"Stai tenendo in ordine capocolli e salami?": il business dei reperti archeologici

Così la banda dei tombaroli ricettava a Milano ciò che veniva rubato in Calabria. L’insospettabile intermediario: è una malattia

Reperti archeologici

Reperti archeologici

Milano, 19 novembre 2019 -  «Vedi tu se hai un corriere magari sicuro!». «Ehe... la prima volta che c’è un movimento tranquillo...». «Ah! C’è qui ad esempio c’è qui uno che arriva a Vanzaghello dopo Pasqua!». «Ecco! Cioè piuttosto sì, se è una persona a voi fidata no... si può fare così». I reperti archeologici depredati negli anni dai siti «Apollo Aleo» di Cirò Marina, «Castiglione di Paludi» e Cerasello e da tante altre aree della provincia di Crotone sono finiti anche all’ombra della Madonnina.

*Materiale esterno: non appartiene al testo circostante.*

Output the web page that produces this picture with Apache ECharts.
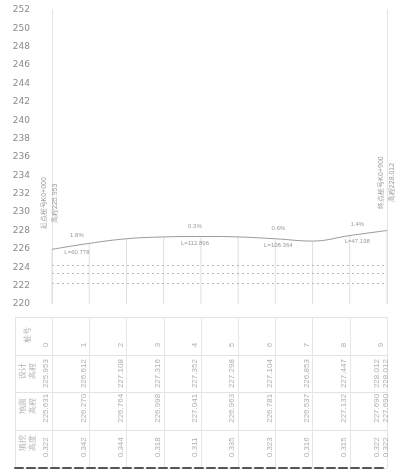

Dell’associazione a delinquere smantellata ieri in Calabria dai carabinieri del Comando Tutela patrimonio culturale, stando agli accertamenti investigativi, facevano infatti parte anche gli incensurati A.P, sessantasettenne residente a Castano Primo, e R.P., quarantottenne di Magnago, che gli altri membri dell’organizzazione chiamavano in gergo «l’architetto di Milano». Erano loro, secondo le indagini, gli insospettabili intermediari lombardi legati a doppio filo al fiorentino di nascita E.C. (il suo contributo agli affari della cricca è stato definito «concreto e fondamentale» dal gip Romina Rizzo), a sua volta «stretto collaboratore» di G.P., al vertice della piramide che arrivava fino ai tombaroli di professione. L’obiettivo: piazzare sul mercato nero le bellezze rubate nottetempo con scavi clandestini e devastanti, spedite via pacco al Nord o stivate negli autobus di linea come bagagli di passeggeri-complici.

«Anni e anni in questo mestiere non hanno imparato un c.», dice P. a C. durante una conversazione intercettata il 15 aprile 2018. «Sì – risponde l’interlocutore – non si sono evoluti, non distinguono una statua da un ritratto di famiglia...». Poi C.  fa riferimento a P.: «L’architetto mi ha chiamato e mi ha detto “i capocolli e i salami (il gergo utilizzato al telefono per riferirsi in codice alla merce da ricettare, ndr) li stai tenendo in ordine?“ Sì sì stai preoccupato, ho detto io, e io gli ho detto “stavo vedendo qualcuno che viene dalla tua zona“, però... eventualmente». «Perché lo sai – incalza P. – che sto pensando che mi è venuto in mente... ti ricordi quel busto? quel “Kouros“ di bronzo (scultura greca del periodo arcaico, ndr) che avevamo portato a Milano... mi è venuto in mente che una terza parte di quel Kouros è mia... quindi, quasi quasi...». «E perché non te lo riprendi?», ribatte l’altro. «Eh adesso mi è venuto in mente...».  Un mese dopo , altro dialogo captato. C’è appena stato un sequestro nell’azienda nella famiglia P., ma i trafficanti di reperti non sembrano preoccuparsene troppo: «Noi non ci fermiamo!», assicura C. a P., con P. fuori campo che lancia la sfida «Hanno vinto una battaglia, non la guerra». Perché, convengono i due, «è una malattia... la malattia è contagiosa...».